Wednesday, 13 January 2010

Cream-crackered Crafting

Late-night crafting and me do not mix, it seems. I had been feeling so smug about Kingscot: 'Why would anyone knit it in pieces when it's such a piece of cake doing it seamlessly?' I thought to my smug self, smugly. I finished the armhole decreases last night and stopped to check my stitch count. Both fronts were A-OK. The back... hang on a second, that can't be right, let me count that again. No, I still appeared to be short not one, not two but TEN STITCHES. Part of me was upset and more than a little mystified. Another part - the fearless, nocturnal adventurer part - saw this as an exciting opportunity to do what this blog's name suggests: to drop stitches, and hook them back to the path of righteousness.

It was rather enjoyable watching stitches that had been bound together reassuming their own separate identities, as I crocheted them back up the rungs of the dropped-stitch ladder. I was nearing the end of my knitting emergency rescue, when I glanced down to double check just how many stitches I should have. And saw that I had been looking at the wrong bit of the pattern. And had had the right number of stitches to begin with. So I had to drop all of my newly-created stitches and re-decrease them, by which time I think I may have been wielding my hook with more than a little frustration, resulting in this slight pulling of stitches. Stitches which had of course been totally fine to begin with.

So this evening I decided to change crafting tack and get better acquainted with - or, rather, introduce myself to - my sewing machine.

Other than giving a foot pedal a nervous little tap in the shop where I chose my machine, I hadn't done any sewing since my last Home Economics class when I was about 13, and even then I wasn't really paying attention (out of laziness masquerading as ersatz feminism). Since I have started perusing awesome sewing blogs, such as 'So, Zo...' (she made pants!) and Gertie's New Blog for Better Sewing, and have become aware of the repository of gorgeousness that is Colette Patterns I have been longing to learn. I bought myself some inexpensive muslin, and screwed my courage to the sticking-place. A cautious straight stitch went fairly smoothly. I tried seaming two pieces together; also ok. This sewing malarkey was not as tricky as I thought! Then the curvaceous form of #26 caught my eye. I popped on my satin stitch foot...
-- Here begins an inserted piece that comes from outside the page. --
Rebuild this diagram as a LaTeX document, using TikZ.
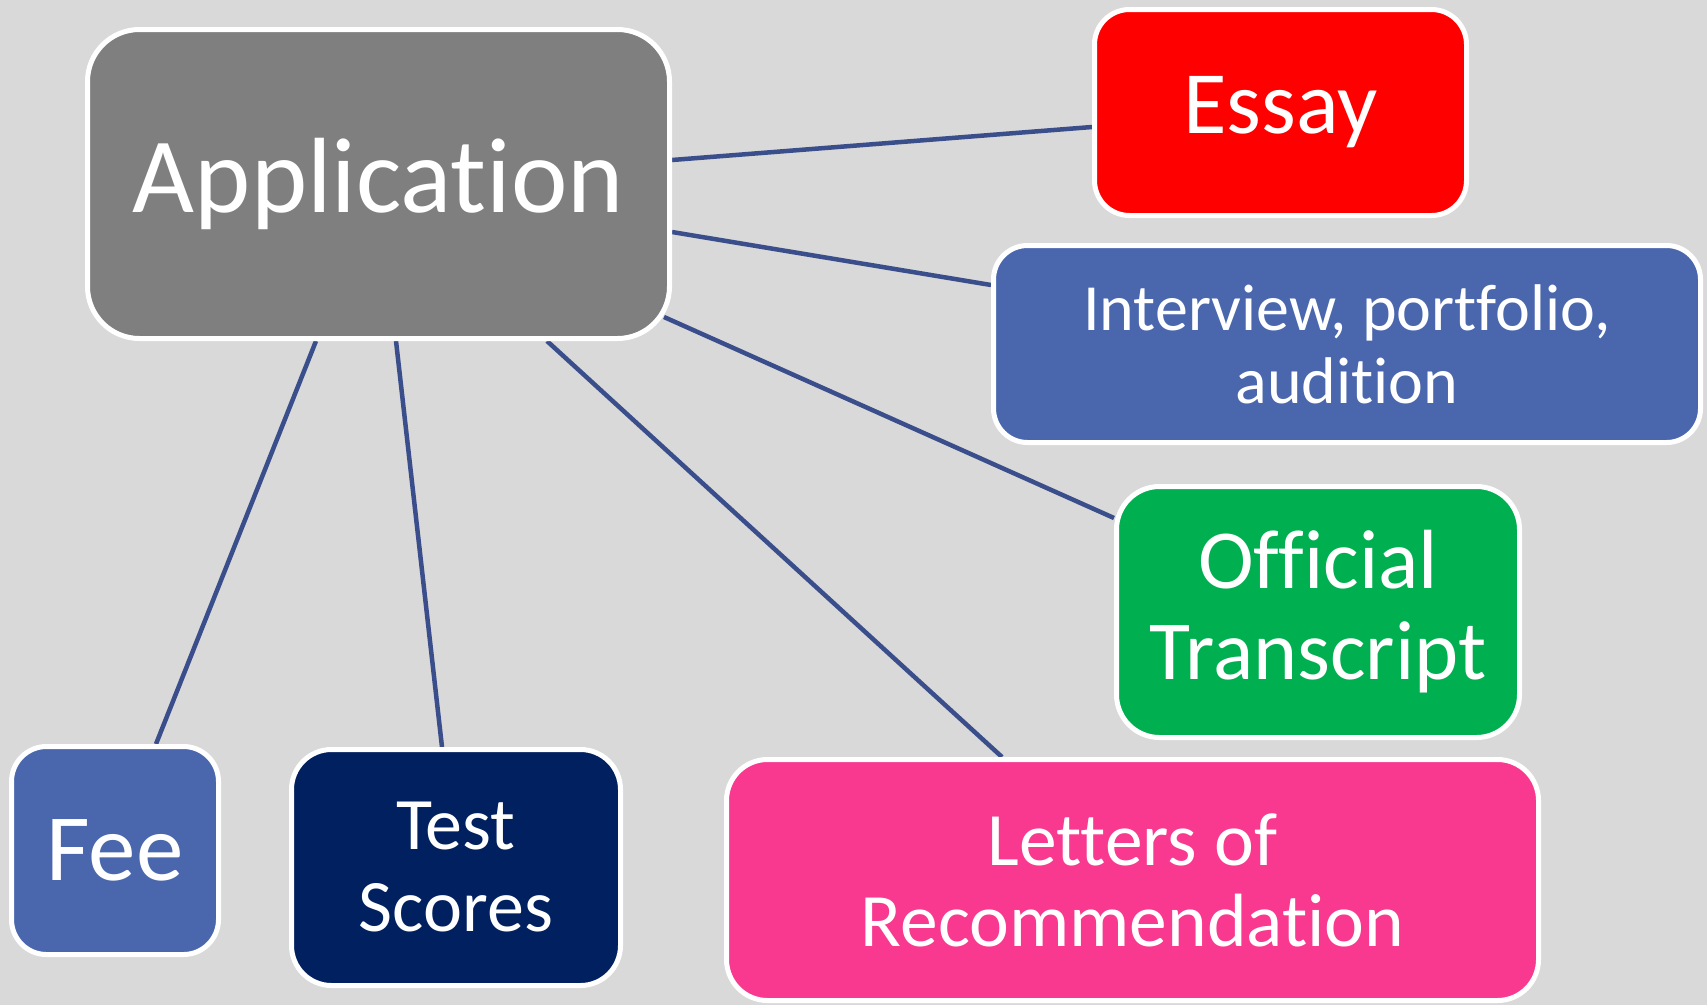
\documentclass[tikz,border=0pt]{standalone}
\usepackage{fontspec}
\setmainfont{Carlito}[Ligatures={NoCommon}]
\usetikzlibrary{calc}
\definecolor{canvas}{HTML}{D9D9D9}
\definecolor{linkblue}{HTML}{3A4E8C}
\definecolor{appgray}{HTML}{7F7F7F}
\definecolor{essayred}{HTML}{FF0000}
\definecolor{midblue}{HTML}{4A67AE}
\definecolor{navy}{HTML}{002060}
\definecolor{leafgreen}{HTML}{00B050}
\definecolor{hotpink}{HTML}{F9388F}
\pgfdeclarelayer{back}
\pgfdeclarelayer{links}
\pgfsetlayers{back,links,main}
\tikzset{
  card/.style={draw=white, line width=5pt, text=white, align=center,
    inner sep=0pt},
  link/.style={draw=linkblue, line width=4.5pt}
}
\newcommand{\fs}[2]{\fontsize{#1}{#2}\selectfont}
\begin{document}
\begin{tikzpicture}[x=1pt,y=-1pt]
  \begin{pgfonlayer}{back}
    \fill[canvas] (0,0) rectangle (1707,1005);
  \end{pgfonlayer}
  \useasboundingbox (0,0) rectangle (1707,1005);

  % hub and its parts
  \node[card, fill=appgray, minimum width=582pt, minimum height=309pt,
        rounded corners=52pt, font=\fs{107}{116}] (app) at (378.5,184)
        {\raisebox{-2pt}{Application}};
  \node[card, fill=essayred, minimum width=372pt, minimum height=206pt,
        rounded corners=35pt, font=\fs{89}{96}] (essay) at (1280.5,112.5)
        {\raisebox{-3pt}{Essay}};
  \node[card, fill=midblue, minimum width=707pt, minimum height=197pt,
        rounded corners=34pt, font=\fs{66}{73}] (interview) at (1347,344)
        {Interview, portfolio,\\audition};
  \node[card, fill=leafgreen, minimum width=403pt, minimum height=251pt,
        rounded corners=43pt, font=\fs{84}{91}] (transcript) at (1318,612)
        {Official\\Transcript};
  \node[card, fill=midblue, minimum width=207pt, minimum height=208pt,
        rounded corners=35pt, font=\fs{95}{100}] (fee) at (115,850.5) {Fee};
  \node[card, fill=navy, minimum width=329pt, minimum height=236pt,
        rounded corners=40pt, font=\fs{74}{82}] (tests) at (456,867.5)
        {Test\\Scores};
  \node[card, fill=hotpink, minimum width=812pt, minimum height=241pt,
        rounded corners=41pt, font=\fs{75.5}{81}] (letters) at (1132.5,880)
        {Letters of\\Recommendation};

  % connectors, kept beneath the cards
  \begin{pgfonlayer}{links}
    \draw[link] ($(app.east)+(0,-24)$) -- ($(essay.west)+(0,14.5)$);
    \draw[link] ($(app.east)+(0,48)$) -- ($(interview.west)+(0,-59)$);
    \draw[link] ($(app.east)+(-8,133)$) -- ($(transcript.west)+(0,-94)$);
    \draw[link] ($(app.south)+(168.5,0)$) -- ($(letters.north)+(-130.5,0)$);
    \draw[link] ($(app.south)+(17.5,0)$) -- ($(tests.north)+(-14,0)$);
    \draw[link] ($(app.south)+(-62.5,0)$) -- ($(fee.north)+(41,0)$);
  \end{pgfonlayer}
\end{tikzpicture}
\end{document}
... with a bit less success...

I was a little indignant at that woeful, shrivelled leaf. #26 wasn't going to get the better of me. I tried again... I'm almost too embarrassed to show the result.

I forgot to drop my presser foot, and my fabric was sucked down into the hell-mouth of the needle-plate. Instead of a playful leaf, I basically created a monstrous muslin arsehole. There was a hairy (maybe not a good word to use so close to arsehole) moment when I wasn't sure if I'd ever be able to liberate the offending scrap from my machine. Just as I managed to unwedge it, my desk lamp flickered out, plunging me into stygian gloom. Curses.

So it hasn't been a very productive couple of nights. I know I'm more liable to make mistakes when I'm exhausted, but then it can be hard to find time during the day... have you found a solution to this? I'd also love to hear about other people's nocturnal crafting mishaps, to stop me feeling so sorry for myself.


  1. I usually don't laugh at 8am but this is brilliant. I want to sew!

  2. Very funny post! That leaf really does look like an arsehole and i'm glad you shared it - the image will stay with me all day! With those decorative stitches it's a good idea to practise them on a shirt weight / sheeting fabric while you're getting used to the machine. Not sure but that muslin looks like a very loose weave so it might be too fine for use with your thread / without a stabilising backing for that particular stitch. I've visited your blog a couple of times now - your knitting projects are beautiful and I can't imagine every being able to knit that well!

  3. Haha! That's so funny, I'm so glad I'm not the only person who has a very turbulent relationship with their sewing machine. And late night is the worst - I think it's because I tend to be subconsciously rushing because my body really kind of wants to go to sleep. I have no solutions to offer I'm afraid, but lots of sympathy!!

  4. I've heard crack is a good one for keeping that late night sewing on track.

  5. Awww! I've had too many sleepy crafting mishaps to even begin to recount them (one of my special moves is sewing two pieces of fabric together that are facing the same direction, rather than right sides together, so I press the seam and suddenly realize that one piece is inside out). I've definitely pulled out knitting that was just fine before.

    The sewing machine looks awesome!

  6. I've also had ideas that seemed brilliant in the wee nocturnal hours and turned out to be...ambitious on not enough sleep. Congratulations on trying though.